Network chaos / fault injection
probectl's chaos injector answers one question about probectl itself: if the network actually breaks, does this platform catch it? It is a self-test of efficacy — inject a KNOWN fault, assert the observability and the SLO alerts surface it.
Blast radius by construction
internal/chaos.UDPProxy is an in-process datagram proxy: it perturbs ONLY
traffic explicitly addressed to its listener. Nothing is intercepted, no
kernel/qdisc/iptables state is touched, no agent or tenant traffic is
affected, and the injector is not wired into the control plane — it
cannot be reached from any API. Actions against the network are human-gated
by design in probectl (a project
non-negotiable); this one isn't even
reachable.
The fault config (the contract)
chaos.Fault{
LatencyMs: 200, // per direction
JitterMs: 50, // ± uniform
LossPct: 30, // drop probability per datagram
Partition: false // true = full blackhole
}
Faults validate fail-closed and are swappable mid-run (SetFault) — a
chaos run is: healthy baseline → inject → observe → heal → observe.
The efficacy self-test
go test -tags=integration ./internal/chaos/ -run Chaos:
TestChaosRunDetectedBySLO— real UDP canary probes flow through the proxy against a real echo server while an OpenSLO availability SLO (see slo.md) watches the target. Healthy baseline: nothing fires. Inject a partition: probes fail for real, the multi-window burn alert fires, attainment drops. Heal: attainment recovers. A failure of this test is a failure of the platform's core promise.TestChaosLatencyVisibleInProbeMetrics— a 100ms latency fault (not an outage) must be visible in the probe RTT metrics.

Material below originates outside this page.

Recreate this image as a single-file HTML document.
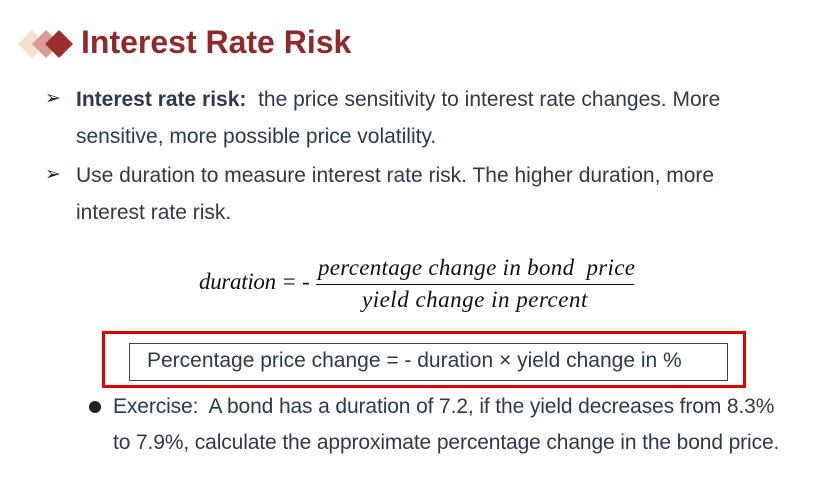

Unit tests pin the injector itself: latency adds up per direction, partition blackholes and heals, loss dice roll, invalid faults rejected.

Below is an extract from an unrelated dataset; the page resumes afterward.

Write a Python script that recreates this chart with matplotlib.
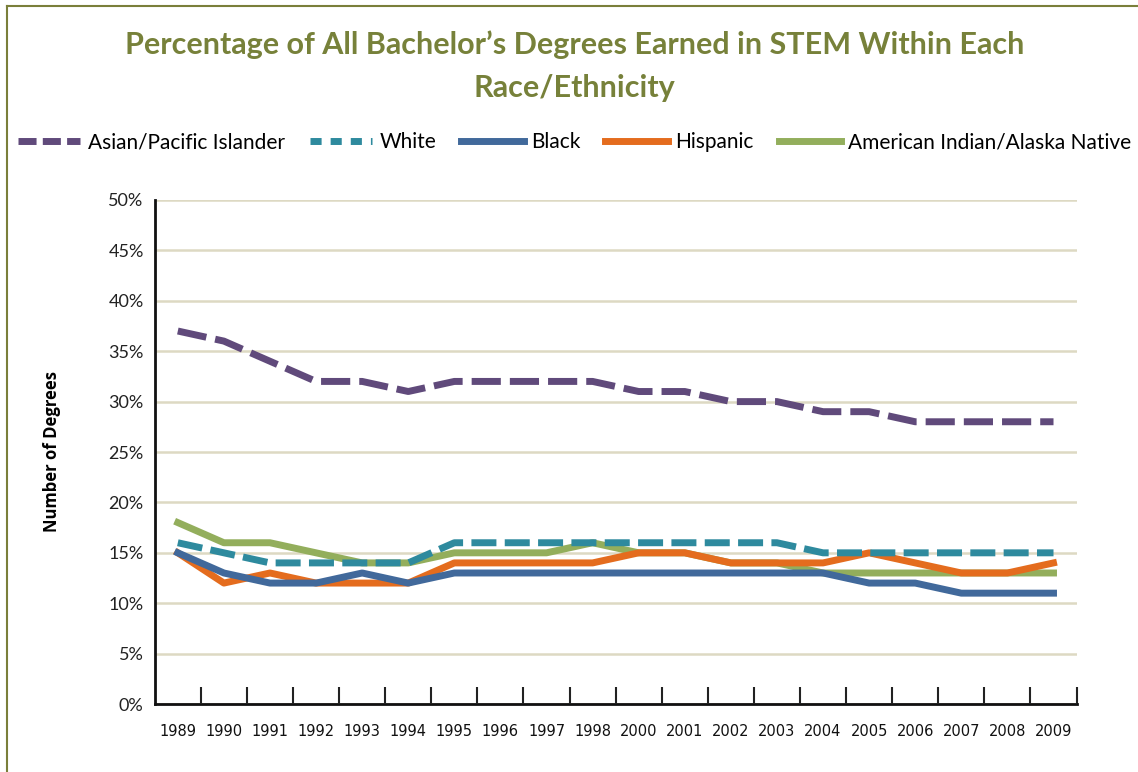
import matplotlib
matplotlib.use("Agg")
import matplotlib.pyplot as plt
from matplotlib.lines import Line2D
from matplotlib.ticker import FixedLocator

plt.rcParams['font.family'] = ['Lato', 'DejaVu Sans']

years = ['1989', '1990', '1991', '1992', '1993', '1994', '1995', '1996', '1997', '1998',
         '2000', '2001', '2002', '2003', '2004', '2005', '2006', '2007', '2008', '2009']
asian = [37, 36, 34, 32, 32, 31, 32, 32, 32, 32, 31, 31, 30, 30, 29, 29, 28, 28, 28, 28]
white = [16, 15, 14, 14, 14, 14, 16, 16, 16, 16, 16, 16, 16, 16, 15, 15, 15, 15, 15, 15]
black = [15, 13, 12, 12, 13, 12, 13, 13, 13, 13, 13, 13, 13, 13, 13, 12, 12, 11, 11, 11]
hispanic = [15, 12, 13, 12, 12, 12, 14, 14, 14, 14, 15, 15, 14, 14, 14, 15, 14, 13, 13, 14]
amind = [18, 16, 16, 15, 14, 14, 15, 15, 15, 16, 15, 15, 14, 14, 13, 13, 13, 13, 13, 13]

names = ['Asian/Pacific Islander', 'White', 'Black', 'Hispanic', 'American Indian/Alaska Native']
colors = ['#604A7B', '#2E8A9E', '#41699B', '#E46C1E', '#93AE5C']

fig = plt.figure(figsize=(11.38, 7.72), dpi=100)
ax = fig.add_axes([0.136, 0.088, 0.81, 0.653])

x = list(range(len(years)))
lw = 5
# solid lines first, dashed ones on top
ax.plot(x, amind, color=colors[4], lw=lw, zorder=3)
ax.plot(x, hispanic, color=colors[3], lw=lw, zorder=3)
ax.plot(x, black, color=colors[2], lw=lw, zorder=4)
ax.plot(x, white, color=colors[1], lw=lw, dashes=(3.6, 1.2), dash_capstyle='butt', zorder=5)
ax.plot(x, asian, color=colors[0], lw=lw, dashes=(4.2, 1.3), dash_capstyle='butt', zorder=5)

ax.set_xlim(-0.5, len(years) - 0.5)
ax.set_ylim(0, 50)
ax.set_yticks(range(0, 51, 5))
ax.set_yticklabels([f'{v}%' for v in range(0, 51, 5)], fontsize=13, color='#222222')
ax.tick_params(axis='y', length=0, pad=8)
ax.yaxis.grid(True, color='#DDD9C3', lw=1.8)
ax.set_axisbelow(True)

ax.set_xticks(x)
ax.set_xticklabels(years, fontsize=10.5, family='DejaVu Sans', color='#111111')
ax.tick_params(axis='x', which='major', length=0, pad=14)
ax.xaxis.set_minor_locator(FixedLocator([i + 0.5 for i in range(len(years))]))
ax.tick_params(axis='x', which='minor', direction='in', length=12, width=1.5, color='#222222')

for s in ['top', 'right']:
    ax.spines[s].set_visible(False)
for s in ['left', 'bottom']:
    ax.spines[s].set_linewidth(2)
    ax.spines[s].set_color('#111111')

fig.text(0.046, 0.415, 'Number of Degrees', rotation=90, ha='center', va='center',
         fontsize=12, fontweight='bold', family='Open Sans')

fig.text(0.505, 0.942, 'Percentage of All Bachelor\u2019s Degrees Earned in STEM Within Each',
         ha='center', va='center', fontsize=22, fontweight='bold', color='#77813A')
fig.text(0.505, 0.886, 'Race/Ethnicity',
         ha='center', va='center', fontsize=22, fontweight='bold', color='#77813A')

handles = [
    Line2D([], [], color=colors[0], lw=lw, dashes=(2.6, 0.9), dash_capstyle='butt'),
    Line2D([], [], color=colors[1], lw=lw, dashes=(1.6, 1.3), dash_capstyle='butt'),
    Line2D([], [], color=colors[2], lw=lw),
    Line2D([], [], color=colors[3], lw=lw),
    Line2D([], [], color=colors[4], lw=lw),
]
fig.legend(handles, names, loc='center', bbox_to_anchor=(0.505, 0.816), ncol=5,
           frameon=False, fontsize=15, handlelength=3.0, handletextpad=0.35,
           columnspacing=1.2)

# figure frame, top and left edges
fig.add_artist(Line2D([0.006, 1.0], [0.992, 0.992], color='#7A7F3A', lw=1.5,
                      transform=fig.transFigure))
fig.add_artist(Line2D([0.006, 0.006], [0.0, 0.992], color='#7A7F3A', lw=1.5,
                      transform=fig.transFigure))

fig.savefig('out.png', dpi=100)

Using it against your own stack
Point any echo-path test at a proxy you start in your own harness:
proxy, _ := chaos.NewUDPProxy("your-echo-target:9999", chaos.Fault{})
go proxy.Run(ctx)
// create a probectl udp/voice test with target = proxy.Addr()

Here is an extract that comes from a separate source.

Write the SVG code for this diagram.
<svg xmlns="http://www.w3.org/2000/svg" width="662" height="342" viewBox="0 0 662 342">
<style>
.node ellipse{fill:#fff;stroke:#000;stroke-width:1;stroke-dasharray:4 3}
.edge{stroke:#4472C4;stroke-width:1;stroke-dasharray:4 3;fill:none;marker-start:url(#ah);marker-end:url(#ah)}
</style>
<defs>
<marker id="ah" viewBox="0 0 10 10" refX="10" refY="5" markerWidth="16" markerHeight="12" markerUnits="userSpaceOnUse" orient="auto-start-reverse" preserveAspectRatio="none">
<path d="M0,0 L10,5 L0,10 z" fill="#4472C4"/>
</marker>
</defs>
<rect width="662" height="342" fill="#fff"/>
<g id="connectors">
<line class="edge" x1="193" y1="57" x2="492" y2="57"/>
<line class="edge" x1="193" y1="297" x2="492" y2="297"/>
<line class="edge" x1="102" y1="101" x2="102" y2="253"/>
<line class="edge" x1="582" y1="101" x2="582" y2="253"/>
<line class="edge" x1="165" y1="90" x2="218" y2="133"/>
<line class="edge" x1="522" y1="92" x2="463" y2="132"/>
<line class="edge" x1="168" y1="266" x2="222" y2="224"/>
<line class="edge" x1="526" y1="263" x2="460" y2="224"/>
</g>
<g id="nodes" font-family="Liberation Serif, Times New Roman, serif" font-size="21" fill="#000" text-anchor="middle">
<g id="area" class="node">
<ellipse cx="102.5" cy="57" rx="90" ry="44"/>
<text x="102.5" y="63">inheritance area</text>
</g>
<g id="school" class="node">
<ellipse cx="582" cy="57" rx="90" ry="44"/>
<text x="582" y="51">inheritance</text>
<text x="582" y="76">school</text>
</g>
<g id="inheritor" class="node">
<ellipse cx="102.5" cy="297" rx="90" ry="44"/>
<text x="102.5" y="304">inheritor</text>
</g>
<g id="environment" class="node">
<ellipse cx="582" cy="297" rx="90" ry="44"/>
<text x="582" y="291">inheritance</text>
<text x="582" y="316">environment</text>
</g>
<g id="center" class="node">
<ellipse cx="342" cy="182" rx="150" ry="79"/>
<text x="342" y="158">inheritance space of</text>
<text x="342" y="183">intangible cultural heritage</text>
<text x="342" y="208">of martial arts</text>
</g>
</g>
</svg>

proxy.SetFault(chaos.Fault{LossPct: 50, LatencyMs: 200}) // chaos on
Out of scope by design: TCP/HTTP stream faults (different semantics — connection-level faults, not datagram dice; a follow-up if needed), cluster-level chaos orchestration (Chaos Mesh et al. own that space — probectl validates that IT would notice), and any always-on or API-reachable injection.